Naja, auch nicht so gut. Was spricht gegen das jeweilige Neuladen des Bundles pro Request? Zur Not kannst du noch nen eigenen Cache mit reinprogrammieren.

Ich würde das auch nicht in der init()-Methode eines Servlets machen - da muss sichergestellt werden. dass der erste Request über das Servlet geht. Stattdessen nimm lieber einen ServletContextListener, der beim Start und Stop der Anwendung aufgerufen wird.


----------



## Guest (12. Sep 2007)

Naja, auch nicht so gut. Was spricht gegen das jeweilige Neuladen des Bundles pro Request? Zur Not kannst du noch nen eigenen Cache mit reinprogrammieren.

Ich würde das auch nicht in der init()-Methode eines Servlets machen - da muss sichergestellt werden. dass der erste Request über das Servlet geht. Stattdessen nimm lieber einen ServletContextListener, der beim Start und Stop der Anwendung aufgerufen wird.


----------



## Guest (12. Sep 2007)

ok, soweit so gut, aber was ist genau ein ServletContextListener?


----------



## ms (12. Sep 2007)

Gast hat gesagt.:
			
		

> Naja, auch nicht so gut. Was spricht gegen das jeweilige Neuladen des Bundles pro Request? Zur Not kannst du noch nen eigenen Cache mit reinprogrammieren.
> 
> Ich würde das auch nicht in der init()-Methode eines Servlets machen - da muss sichergestellt werden. dass der erste Request über das Servlet geht. Stattdessen nimm lieber einen ServletContextListener, der beim Start und Stop der Anwendung aufgerufen wird.
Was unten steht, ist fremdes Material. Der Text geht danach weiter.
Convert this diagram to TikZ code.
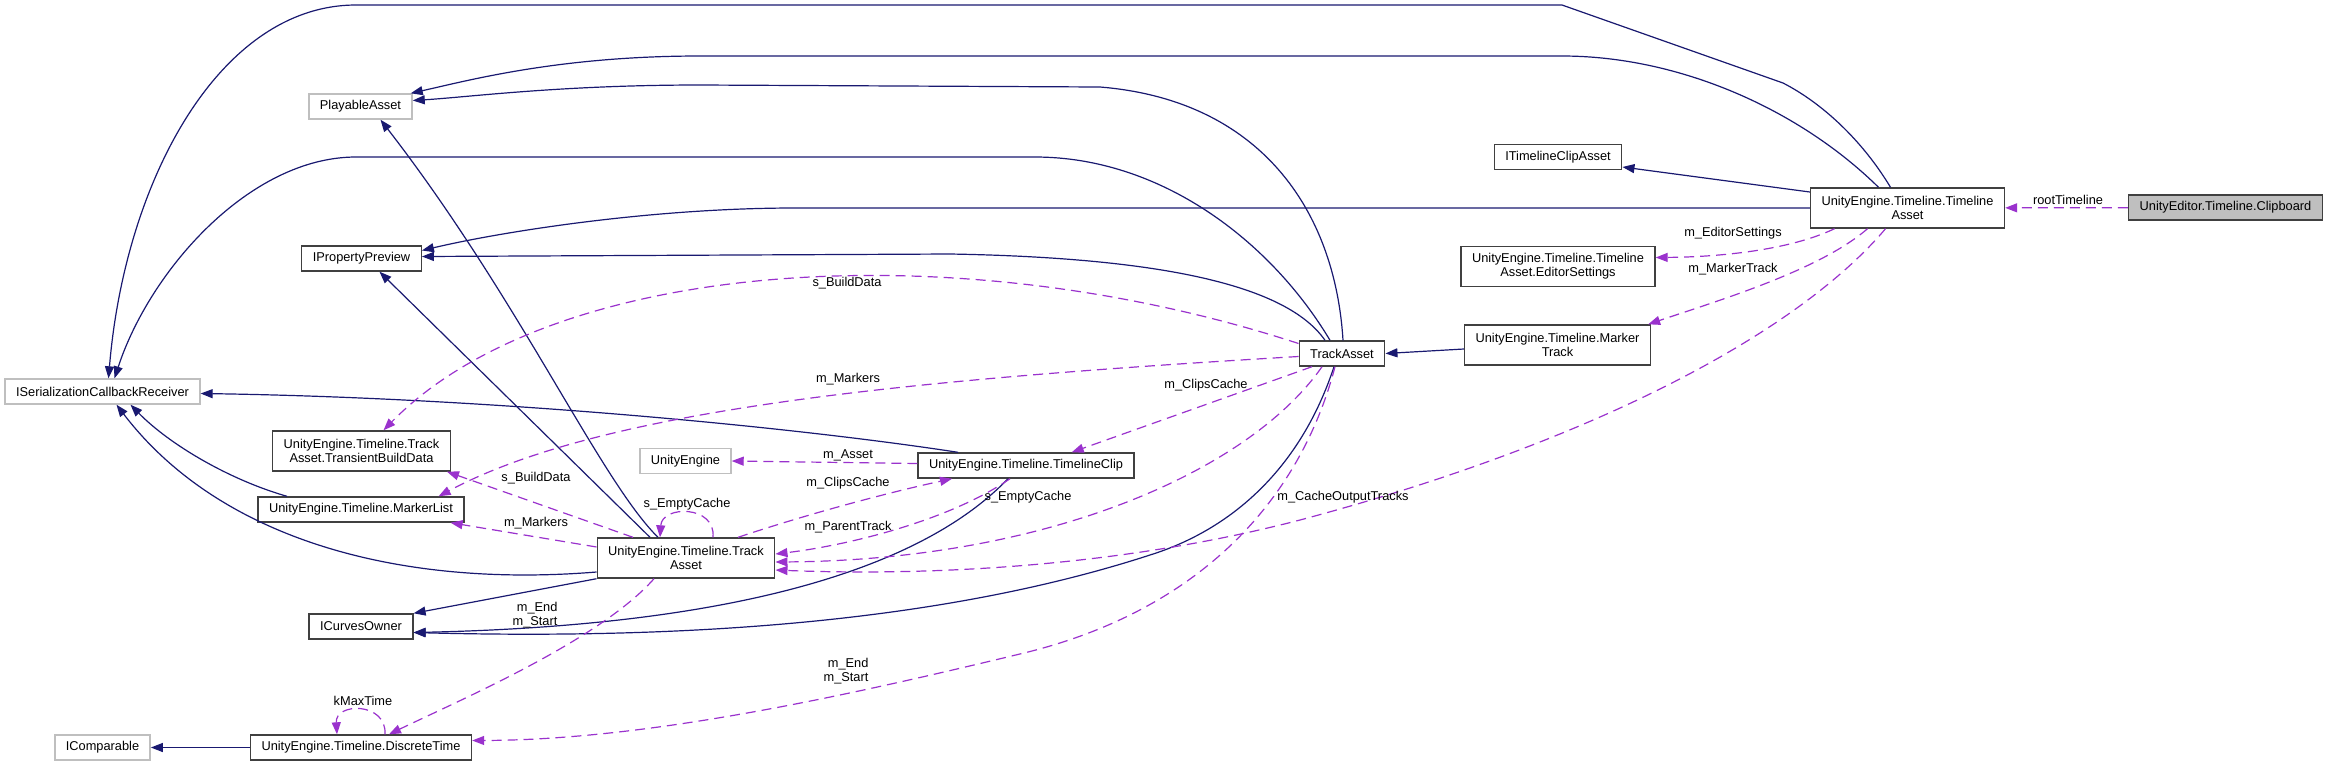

Das Neuladen des Bundles pro Request ist ja noch schlimmer als pro Session.

Bitte klär mich auf was du genau meinst. Der Request geht doch immer über das Servlet.

ms


----------



## Ralf Ueberfuhr (16. Sep 2007)

Pro Session heißt aber auch, dass diese Daten persistent gehalten werden, im Cluster synchronisiert werden müssen etc. In der Session dürfen nur serialisierbare Objekte stecken, und ResourceBundles gehören nicht unbedingt dazu.

Ein ServletContextListener ist ein Listener, der beim Erzeugen und Zerstören des ServletContext benachrichtigt wird. Der Programmierer implementiert dieses Interface und registriert seine Klasse in der web.xml.

So lädst du das ResourceBundle nur einmal PRO ANWENDUNG.


----------



## Guest (19. Okt 2007)

Also, hab das mal per ResourceBundle gelöst, mit entsprechenden properites Dateien, wo die eigentlichen Texte drinnen stehen.

Nun meine Frage, ich hab etliche jsp Files, die entsprechend der Sprache unterschiedliche Buttons und Texte ausgeben.

Muss ich das dann jeweils so schreiben:

Ist jetzt ein Pfad für eine Grafik.

<%=bundle.getString("button_register")%>


Wenn das so ist dann muss ich ResourceBundle irgendwo speichern, richtig (in der session?)?

Oder soll ich es jedes mal aufs neue laden mit  ResourceBundle bundle = ResourceBundle.getBundle( baseName ); 

Wisst ihr was ich meine?


----------



## Guest (19. Okt 2007)

So in etwa, da speicher ich die Texte in der Session, ist das ok?

messages = ResourceBundle.getBundle("WebMessages",	
         locale); 	
session.setAttribute("messages", messages);

und in den jsp Seiten:

<% ResourceBundle messages = (ResourceBundle)session.getAttribute("messages"); %>

und dann werden die Texte entsprechend ausgegeben:

<td>*<%=messages.getString("login_name")%>*</td>	
<td>*<%=messages.getString("description")%>*</td>	

usw...


----------



## Guest (19. Okt 2007)

Blödsinn, geht gar nicht, ResourceBundle ist non-serializable!

 :!:


----------